To answer this question, the variables of interest are:
- **`hp`**: base HP of the Pokemon
- **`attack`**: base attack of the Pokemon
- **`defense`**: base defense of the Pokemon

In [75]:
hp_atk_def = pokemon_df[['hp', 'attack', 'defense']]
hp_atk_def

When we want to understand the relationship of different variables, typically numerical/continuous variables, we can get the correlation between the variables and check how they are related.

In [76]:
hp_atk_def.corr()

`pandas` has a built in `corr()` function which computes for the Pearson's correlation coefficient. The table created is called a correlation matrix.

A good way to get a visual of the relationship of two variables is to use a scatter plot. Let's use a scatter plot to visualize the relationship of the HP and the attack stat of all Pokemons in the dataset.

To do this, we can call the `scatter` function.

In [77]:
hp_atk_def.plot.scatter(x='hp', y='attack', alpha=0.5)
plt.title('Relationship of Pokemon HP and Attack')

From the correlation matrix above, the correlation of HP and attack is **0.442992**. It has a positive relationship, which means that as one value increases, the other value also increases. 

In most cases, to test whether the correlation is significant or not, a statistical test is performed. 

Now, let's look at the relationship of the Pokemons' attack and defense. 

Visualize the attack and defense of all Pokemons using a scatter plot.

In [78]:
# Write your code here
atk_def = pokemon_df[['attack', 'defense']]
atk_def.corr()
hp_atk_def.plot.scatter(x='attack', y='defense', alpha=0.5)
plt.title('Relationship of Pokemon Attack & Defense')

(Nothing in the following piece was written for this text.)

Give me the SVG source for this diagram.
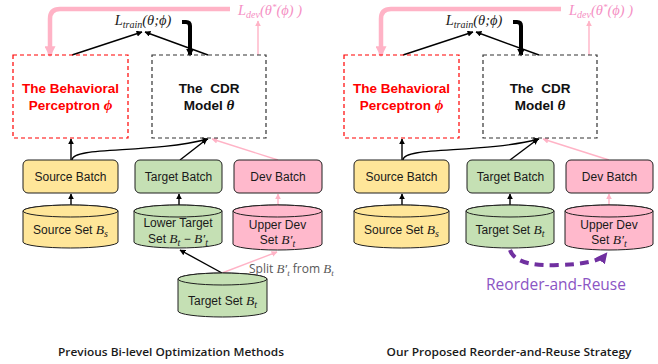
<svg xmlns="http://www.w3.org/2000/svg" width="658" height="364" viewBox="0 0 658 364">
<defs>
<style>
.sans{font-family:"Liberation Sans",Arial,sans-serif;}
.m{font-family:"Liberation Serif","DejaVu Serif",serif;font-style:italic;}
.lbl{font-family:"Liberation Sans",Arial,sans-serif;font-size:12px;fill:#1a1a1a;text-anchor:middle;}
.big{font-family:"Liberation Sans",Arial,sans-serif;font-size:13.5px;font-weight:bold;text-anchor:middle;}
.dbox{fill:none;stroke-width:1.2;stroke-dasharray:4,3;}
.yel{fill:#FFE699;stroke:#1f1f1f;stroke-width:1;}
.grn{fill:#C5E0B4;stroke:#1f1f1f;stroke-width:1;}
.pnk{fill:#FFB9CC;stroke:#1f1f1f;stroke-width:1;}
.bl{fill:none;stroke:#000;stroke-width:1.4;}
.pl{fill:none;stroke:#FFB3C6;stroke-width:1.4;}
.cap{font-family:"Open Sans","Liberation Sans",sans-serif;font-size:11.5px;font-weight:600;fill:#1a1a1a;text-anchor:middle;}
</style>
<marker id="ab" viewBox="0 0 10 10" refX="9" refY="5" markerWidth="6" markerHeight="6" orient="auto" markerUnits="userSpaceOnUse"><path d="M0,0 L10,5 L0,10 z" fill="#000"/></marker>
<marker id="ap" viewBox="0 0 10 10" refX="9" refY="5" markerWidth="6" markerHeight="6" orient="auto" markerUnits="userSpaceOnUse"><path d="M0,0 L10,5 L0,10 z" fill="#FFB3C6"/></marker>
<marker id="apb" viewBox="0 0 10 10" refX="8" refY="5" markerWidth="11" markerHeight="11" orient="auto" markerUnits="userSpaceOnUse"><path d="M0,0 L10,5 L0,10 z" fill="#FFB3C6"/></marker>
<marker id="abb" viewBox="0 0 10 10" refX="8" refY="5" markerWidth="8" markerHeight="8" orient="auto" markerUnits="userSpaceOnUse"><path d="M0,0 L10,5 L0,10 z" fill="#000"/></marker>
<marker id="av" viewBox="0 0 10 10" refX="8" refY="5" markerWidth="11" markerHeight="11" orient="auto" markerUnits="userSpaceOnUse"><path d="M0,0 L10,5 L0,10 z" fill="#7030A0"/></marker>
</defs>
<rect width="658" height="364" fill="#fff"/>

<!-- LEFT PANEL -->
<g id="left-connectors">
<path class="bl" d="M72,55 L142,32" marker-end="url(#ab)"/>
<path class="bl" d="M208,55 L145,32" marker-end="url(#ab)"/>
<path d="M182,22 H186 Q190,22 190,26 V55" fill="none" stroke="#000" stroke-width="4" marker-end="url(#abb)"/>
<path d="M230,9 H60 Q50,9 50,19 V55" fill="none" stroke="#FFB3C6" stroke-width="4.5" marker-end="url(#apb)"/>
<path class="pl" d="M258,55 V21" marker-end="url(#ap)"/>
<path class="bl" d="M71,160 V139" marker-end="url(#ab)"/>
<path class="bl" d="M72,160 C72,146 150,154 208,139" marker-end="url(#ab)"/>
<path class="bl" d="M180,160 L207,139" marker-end="url(#ab)"/>
<path class="pl" d="M278,160 L212,139" marker-end="url(#ap)"/>
<path class="bl" d="M71,205 V194" marker-end="url(#ab)"/>
<path class="bl" d="M179,205 V194" marker-end="url(#ab)"/>
<path class="pl" d="M278,205 V194" marker-end="url(#ap)"/>
<path class="bl" d="M222,273 L180,250" marker-end="url(#ab)"/>
<path class="pl" d="M222,273 L277,252" marker-end="url(#ap)"/>
</g>

<g id="l-ltrain"><text x="143" y="25" font-size="14.5" text-anchor="middle" fill="#1a1a1a"><tspan class="m">L</tspan><tspan class="m" font-size="10" dy="3">train</tspan><tspan class="m" dy="-3">(θ;ϕ)</tspan></text></g>
<g id="l-ldev"><text x="270" y="15" font-size="14.5" text-anchor="middle" fill="#F58FC4"><tspan class="m">L</tspan><tspan class="m" font-size="10" dy="3">dev</tspan><tspan class="m" dy="-3">(θ</tspan><tspan class="m" font-size="9" dy="-5">*</tspan><tspan class="m" dy="5">(ϕ) )</tspan></text></g>

<g id="l-behav">
<rect class="dbox" x="13" y="55" width="115" height="83" stroke="#FF0000"/>
<text class="big" x="70.5" y="93" fill="#FF0000">The Behavioral</text>
<text class="big" x="70.5" y="110" fill="#FF0000">Perceptron <tspan class="m" font-weight="bold" font-size="15">ϕ</tspan></text>
</g>
<g id="l-cdr">
<rect class="dbox" x="152" y="55" width="114" height="83" stroke="#333"/>
<text class="big" x="209" y="93" fill="#111" xml:space="preserve">The  CDR</text>
<text class="big" x="209" y="110" fill="#111">Model <tspan class="m" font-weight="bold" font-size="15">θ</tspan></text>
</g>

<g id="l-srcbatch"><rect class="yel" x="23" y="160" width="95" height="33" rx="5"/><text class="lbl" x="70.5" y="181">Source Batch</text></g>
<g id="l-tgtbatch"><rect class="grn" x="135" y="160" width="87" height="33" rx="5"/><text class="lbl" x="178.5" y="181">Target Batch</text></g>
<g id="l-devbatch"><rect class="pnk" x="234" y="160" width="88" height="33" rx="5"/><text class="lbl" x="278" y="181">Dev Batch</text></g>

<g id="l-srcset">
<path class="yel" d="M23,211 A47.5,6 0 0 1 118,211 V242 A47.5,6 0 0 1 23,242 Z"/>
<ellipse class="yel" cx="70.5" cy="211" rx="47.5" ry="6"/>
<text class="lbl" x="70.5" y="234">Source Set <tspan class="m" font-size="13.5">B</tspan><tspan class="m" font-size="10" dy="3">s</tspan></text>
</g>
<g id="l-lowertgt">
<path class="grn" d="M134,211 A44,6 0 0 1 222,211 V242 A44,6 0 0 1 134,242 Z"/>
<ellipse class="grn" cx="178" cy="211" rx="44" ry="6"/>
<text class="lbl" x="178" y="227">Lower Target</text>
<text class="lbl" x="178" y="243">Set <tspan class="m" font-size="13.5">B</tspan><tspan class="m" font-size="10" dy="3">t</tspan><tspan dy="-3"> − </tspan><tspan class="m" font-size="13.5">B′</tspan><tspan class="m" font-size="10" dy="3">t</tspan></text>
</g>
<g id="l-upperdev">
<path class="pnk" d="M233,211 A44.5,6 0 0 1 322,211 V244 A44.5,6 0 0 1 233,244 Z"/>
<ellipse class="pnk" cx="277.5" cy="211" rx="44.5" ry="6"/>
<text class="lbl" x="277.5" y="229">Upper Dev</text>
<text class="lbl" x="277.5" y="244">Set <tspan class="m" font-size="13.5">B′</tspan><tspan class="m" font-size="10" dy="3">t</tspan></text>
</g>
<g id="l-tgtset">
<path class="grn" d="M178,279 A44.5,6 0 0 1 267,279 V311 A44.5,6 0 0 1 178,311 Z"/>
<ellipse class="grn" cx="222.5" cy="279" rx="44.5" ry="6"/>
<text class="lbl" x="222.5" y="305">Target Set <tspan class="m" font-size="13.5">B</tspan><tspan class="m" font-size="10" dy="3">t</tspan></text>
</g>
<g id="l-split"><text x="249" y="273" font-family="'Open Sans','Liberation Sans',sans-serif" font-size="12" fill="#595959">Split <tspan class="m" font-size="13">B′</tspan><tspan class="m" font-size="9" dy="3">t</tspan><tspan dy="-3"> from </tspan><tspan class="m" font-size="13">B</tspan><tspan class="m" font-size="9" dy="3">t</tspan></text></g>

<!-- RIGHT PANEL -->
<g id="right-connectors">
<path class="bl" d="M403,55 L473,32" marker-end="url(#ab)"/>
<path class="bl" d="M539,55 L476,32" marker-end="url(#ab)"/>
<path d="M513,22 H517 Q521,22 521,26 V55" fill="none" stroke="#000" stroke-width="4" marker-end="url(#abb)"/>
<path d="M561,9 H391 Q381,9 381,19 V55" fill="none" stroke="#FFB3C6" stroke-width="4.5" marker-end="url(#apb)"/>
<path class="pl" d="M589,55 V21" marker-end="url(#ap)"/>
<path class="bl" d="M402,160 V139" marker-end="url(#ab)"/>
<path class="bl" d="M403,160 C403,146 481,154 539,139" marker-end="url(#ab)"/>
<path class="bl" d="M510,160 L538,139" marker-end="url(#ab)"/>
<path class="pl" d="M609,160 L543,139" marker-end="url(#ap)"/>
<path class="bl" d="M402,205 V194" marker-end="url(#ab)"/>
<path class="bl" d="M510,205 V194" marker-end="url(#ab)"/>
<path class="pl" d="M609,205 V194" marker-end="url(#ap)"/>
<path d="M510,250 Q516,267 558,265 Q598,264 606,254" fill="none" stroke="#7030A0" stroke-width="4" stroke-dasharray="9,6" marker-end="url(#av)"/>
</g>

<g id="r-ltrain"><text x="474" y="25" font-size="14.5" text-anchor="middle" fill="#1a1a1a"><tspan class="m">L</tspan><tspan class="m" font-size="10" dy="3">train</tspan><tspan class="m" dy="-3">(θ;ϕ)</tspan></text></g>
<g id="r-ldev"><text x="601" y="15" font-size="14.5" text-anchor="middle" fill="#F58FC4"><tspan class="m">L</tspan><tspan class="m" font-size="10" dy="3">dev</tspan><tspan class="m" dy="-3">(θ</tspan><tspan class="m" font-size="9" dy="-5">*</tspan><tspan class="m" dy="5">(ϕ) )</tspan></text></g>

<g id="r-behav">
<rect class="dbox" x="344" y="55" width="115" height="83" stroke="#FF0000"/>
<text class="big" x="401.5" y="93" fill="#FF0000">The Behavioral</text>
<text class="big" x="401.5" y="110" fill="#FF0000">Perceptron <tspan class="m" font-weight="bold" font-size="15">ϕ</tspan></text>
</g>
<g id="r-cdr">
<rect class="dbox" x="483" y="55" width="114" height="83" stroke="#333"/>
<text class="big" x="540" y="93" fill="#111" xml:space="preserve">The  CDR</text>
<text class="big" x="540" y="110" fill="#111">Model <tspan class="m" font-weight="bold" font-size="15">θ</tspan></text>
</g>

<g id="r-srcbatch"><rect class="yel" x="354" y="160" width="95" height="33" rx="5"/><text class="lbl" x="401.5" y="181">Source Batch</text></g>
<g id="r-tgtbatch"><rect class="grn" x="467" y="160" width="87" height="33" rx="5"/><text class="lbl" x="510.5" y="181">Target Batch</text></g>
<g id="r-devbatch"><rect class="pnk" x="566" y="160" width="87" height="33" rx="5"/><text class="lbl" x="609.5" y="181">Dev Batch</text></g>

<g id="r-srcset">
<path class="yel" d="M354,211 A47.5,6 0 0 1 449,211 V242 A47.5,6 0 0 1 354,242 Z"/>
<ellipse class="yel" cx="401.5" cy="211" rx="47.5" ry="6"/>
<text class="lbl" x="401.5" y="234">Source Set <tspan class="m" font-size="13.5">B</tspan><tspan class="m" font-size="10" dy="3">s</tspan></text>
</g>
<g id="r-tgtset">
<path class="grn" d="M466,211 A44,6 0 0 1 554,211 V242 A44,6 0 0 1 466,242 Z"/>
<ellipse class="grn" cx="510" cy="211" rx="44" ry="6"/>
<text class="lbl" x="510" y="234">Target Set <tspan class="m" font-size="13.5">B</tspan><tspan class="m" font-size="10" dy="3">t</tspan></text>
</g>
<g id="r-upperdev">
<path class="pnk" d="M565,211 A44,6 0 0 1 653,211 V244 A44,6 0 0 1 565,244 Z"/>
<ellipse class="pnk" cx="609" cy="211" rx="44" ry="6"/>
<text class="lbl" x="609" y="229">Upper Dev</text>
<text class="lbl" x="609" y="244">Set <tspan class="m" font-size="13.5">B′</tspan><tspan class="m" font-size="10" dy="3">t</tspan></text>
</g>
<g id="r-reorder"><text x="556" y="290" font-family="'Open Sans','Noto Sans',sans-serif" font-size="15.5" fill="#8B55C4" text-anchor="middle">Reorder-and-Reuse</text></g>

<g id="captions">
<text class="cap" x="171" y="356" textLength="226" lengthAdjust="spacingAndGlyphs">Previous Bi-level Optimization Methods</text>
<text class="cap" x="509" y="356" textLength="245" lengthAdjust="spacingAndGlyphs">Our Proposed Reorder-and-Reuse Strategy</text>
</g>
</svg>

**Question #12:** What can you say about the correlation of attack and defense? (a) positively correlated, (b) negatively correlated

Answer: Positively Correlated. As the attack values increase, the defense values also tend to increase. This indicates a positive correlation between attack and defense.

## Conclusions

Given that the dataset is rich with information, there are a lot more information and relationships that you can extract from the dataset. Try looking at each variable and ask more questions that may interest you and visualize them to confirm or deny your initial hypothesis!